> [Task description]
Starting at the top of the listing, extract every line up to and including the one with "import * as". Pictures stay out of the copy.
━━━━━━
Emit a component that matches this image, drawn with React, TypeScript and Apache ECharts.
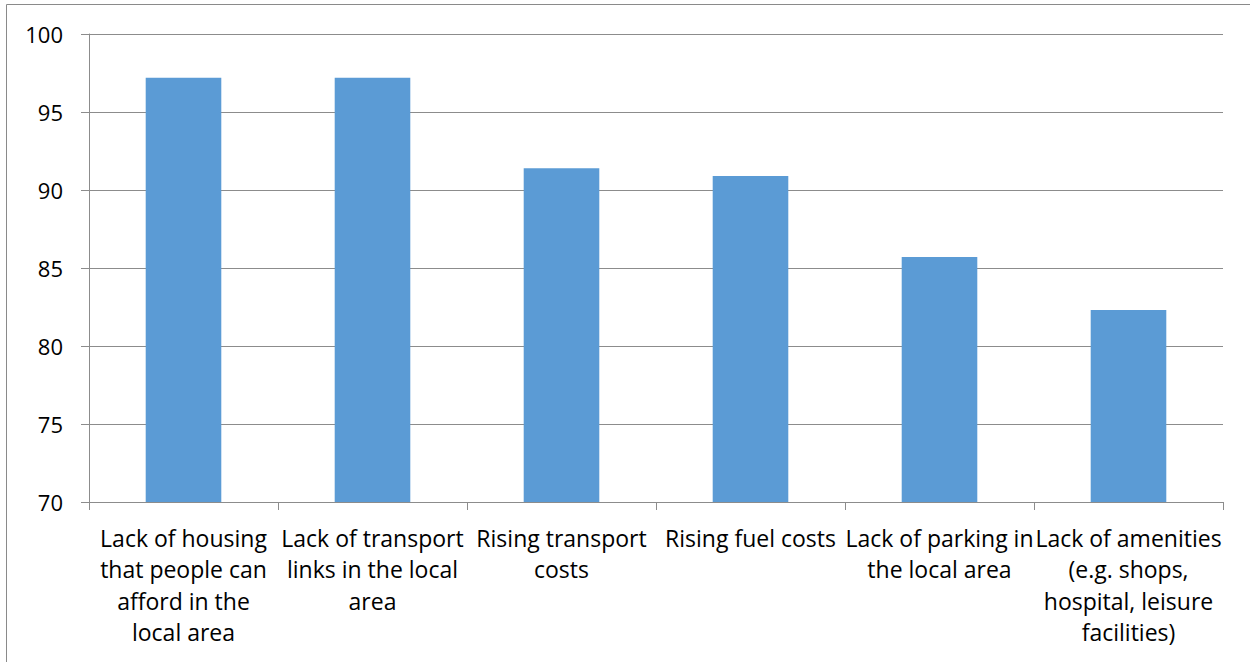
import React, { useEffect, useRef } from "react";
import * as echarts from "echarts";

const categories = [
  "Lack of housing\nthat people can\nafford in the\nlocal area",
  "Lack of transport\nlinks in the local\narea",
  "Rising transport\ncosts",
  "Rising fuel costs",
  "Lack of parking in\nthe local area",
  "Lack of amenities\n(e.g. shops,\nhospital, leisure\nfacilities)",
];
const values = [97.2, 97.2, 91.4, 90.9, 85.7, 82.3];
const yMin = 70;
const yMax = 100;
const yStep = 5;

const FONT = "'Open Sans', Lato, sans-serif";
const GRAY = "#8c8c8c";

export default function App() {
  const ref = useRef<HTMLDivElement>(null);
  useEffect(() => {
    if (!ref.current) return;
    const chart = echarts.init(ref.current, undefined, { renderer: "svg" });
    chart.setOption({
      animation: false,
      backgroundColor: "#ffffff",
      graphic: [
        {
          type: "rect",
          shape: { x: 6.5, y: 4.5, width: 1400, height: 800 },
          style: { fill: "none", stroke: "#8a8a8a", lineWidth: 1 },
          silent: true,
        },
      ],
      grid: { left: 89, right: 27, top: 34, bottom: 160 },
      xAxis: {
        type: "category",
        data: categories,
        axisLine: { lineStyle: { color: GRAY, width: 1 } },
        axisTick: { show: true, length: 8, lineStyle: { color: GRAY } },
        axisLabel: {
          interval: 0,
          color: "#000",
          fontFamily: FONT,
          fontSize: 23,
          lineHeight: 31.5,
          margin: 20,
          align: "center",
        },
      },
      yAxis: {
        type: "value",
        min: yMin,
        max: yMax,
        interval: yStep,
        axisLine: { show: true, lineStyle: { color: GRAY, width: 1 } },
        axisTick: { show: true, length: 8, lineStyle: { color: GRAY } },
        splitLine: { lineStyle: { color: GRAY, width: 1 } },
        axisLabel: {
          color: "#000",
          fontFamily: FONT,
          fontSize: 22,
          margin: 26,
        },
      },
      series: [
        {
          type: "bar",
          data: values,
          barWidth: "40%",
          itemStyle: { color: "#5b9bd5" },
        },
      ],
    });
    return () => chart.dispose();
  }, []);
  return (
    <div
      ref={ref}
      style={{ position: "fixed", left: 0, top: 0, width: 1250, height: 662 }}
    />
  );
}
━━━━━━
> [Solved exercise]
Emit a component that matches this image, drawn with React, TypeScript and Apache ECharts.
import React, { useEffect, useRef } from "react";
import * as echarts from "echarts";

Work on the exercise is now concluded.